Born in Brockton, Mass. in 1947, King became enamored of folk music as a tool for societal change in the late 1960s, in the tradition of protests that rose in the wake of the civil rights movement and the Vietnam War. King still believes in music’s ability to speak on behalf of the oppressed, and said that he is heartened by modern musicians finding ways to carry on that tradition in their own genres.
Change from the bottom up
“I think whenever people become active to organize for some kind of change in society, that they quickly realize that culture of various forms is a tool that they can use in creating that change,” King said.
“And part of that is because it becomes a way that we can tell our own story, because we can’t always rely on the press or radio or television to reliably tell our story, because history gets reported and recorded from the top down. And songs about social change, or songs that people write about from a context of struggle are written from the bottom up. So it’s a different look at things.”

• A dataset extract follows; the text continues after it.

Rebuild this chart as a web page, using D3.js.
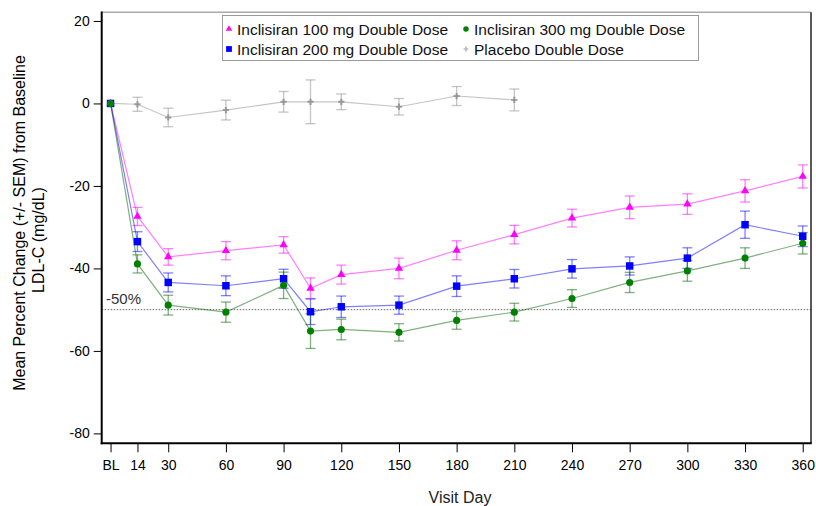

King shows no signs of slowing down 50 years into his career, either. He released a new CD, “Life & Love, Tears & Laughter” last year, and his Toledo gig is just one of nine in the month of April alone. As long as there is a cause to fight for, King and his guitar remain ready.
“The strongest thing that I can bring to a community is, you have these concerns in your community — it might be about a chemical plant that is dumping stuff into the river, it might be about a union that is on strike, or it might be about people being turned out of their homes, foreclosures, things like that. And I can go into a community and say, I have 12 songs in my repertoire that reflect on the issues that you’re dealing with. And people want to hear their lives and their struggles reflected in songs.”